The CFPB alleges widespread consumer losses have occurred since Zelle’s 2017 launch due to the platform’s and the defendant banks’ failure to carry out fraud prevention and detection safeguards. The agency also alleges that Bank of America, JPMorgan Chase, Wells Fargo, and Early Warning Services violated federal law through critical failures including:

  • Leaving the door open to scammers: Zelle’s limited identity verification methods have allowed bad actors to quickly create accounts and target Zelle users. For example, criminals often exploited Zelle’s design and features to link a victim’s token to the fraudster’s deposit account, which caused payments intended for the consumer’s account to instead flow to the fraudster account.
  • Allowing repeat offenders to hop between banks: Early Warning Services and the defendant banks were too slow to restrict and track criminals as they exploited multiple accounts across the network. Banks didn’t share information about known fraudulent transactions with other banks on the network. As a result, bad actors could carry out repeated fraud schemes across multiple institutions before being detected, if they were detected at all.

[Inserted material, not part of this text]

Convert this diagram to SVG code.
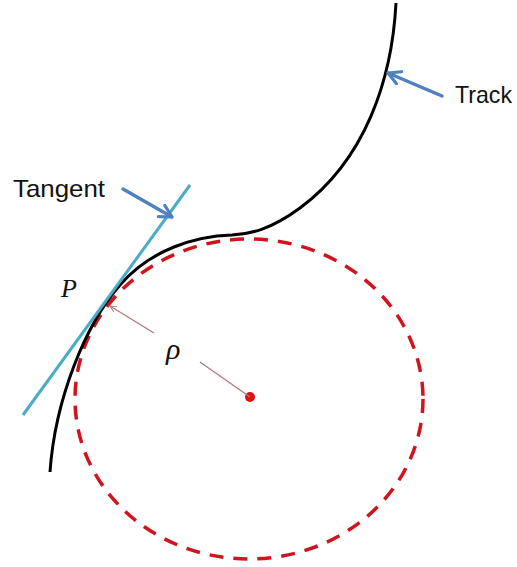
<svg xmlns="http://www.w3.org/2000/svg" width="517" height="567" viewBox="0 0 517 567">
<style>
.lbl{font-family:"Liberation Sans",Arial,sans-serif;font-size:24px;fill:#111}
.math{font-family:"Liberation Serif","Times New Roman",serif;font-style:italic;fill:#111}
.callout{stroke:#4f81bd;stroke-width:3.5;fill:none;stroke-linecap:round}
</style>
<defs>
<marker id="blueHead" viewBox="0 0 16 16" refX="15" refY="8" markerWidth="16" markerHeight="16" orient="auto" markerUnits="userSpaceOnUse">
<path d="M3,1.5 L15,8 L3,14.5" fill="none" stroke="#4f81bd" stroke-width="3.2" stroke-linejoin="round" stroke-linecap="round"/>
</marker>
<marker id="radHead" viewBox="0 0 10 10" refX="9" refY="5" markerWidth="8" markerHeight="8" orient="auto" markerUnits="userSpaceOnUse">
<path d="M1,1 L9,5 L1,9" fill="none" stroke="#b07a7a" stroke-width="1.2"/>
</marker>
</defs>
<rect width="517" height="567" fill="#fff"/>
<g id="circle">
<ellipse cx="249" cy="399" rx="174" ry="160" fill="none" stroke="#d0141e" stroke-width="3.5" stroke-dasharray="14 10"/>
<circle cx="250" cy="397" r="5" fill="#e01010"/>
</g>
<g id="track">
<path d="M396,3 C392,80 365,160 300,208 C270,230 250,234 232,235 C195,236 150,250 120,285 C85,325 55,400 50,472" fill="none" stroke="#000" stroke-width="3"/>
</g>
<g id="tangent">
<line x1="190" y1="185" x2="23" y2="415" stroke="#4bacc6" stroke-width="3"/>
</g>
<g id="connectors">
<line class="callout" x1="123" y1="189" x2="172" y2="217" marker-end="url(#blueHead)"/>
<line class="callout" x1="442" y1="96" x2="388" y2="73" marker-end="url(#blueHead)"/>
<line x1="154" y1="333" x2="110" y2="306" stroke="#b07a7a" stroke-width="1.3" marker-end="url(#radHead)"/>
<line x1="200" y1="362" x2="250" y2="397" stroke="#b07a7a" stroke-width="1.3"/>
</g>
<g id="labels">
<text class="lbl" x="13" y="197" textLength="92" lengthAdjust="spacingAndGlyphs">Tangent</text>
<text class="lbl" x="455" y="103" textLength="57" lengthAdjust="spacingAndGlyphs">Track</text>
<text class="math" x="61" y="297" font-size="26">P</text>
<text class="math" x="166" y="359" font-size="30">ρ</text>
</g>
</svg>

  • Ignoring red flags that could prevent fraud: Despite receiving hundreds of thousands of fraud complaints, the defendant banks have failed to use this information to prevent further fraud. They also allegedly violated the Zelle Network’s own rules by not reporting fraud incidents consistently or on time.
  • Abandoning consumers after fraud occurred: Despite obligations under federal law, the defendant banks failed to investigate Zelle customer complaints and take action for certain types of fraud and errors.

The takeaway? Avoid electronic money transfer apps. They’re an example of a new technology that doesn’t measure up.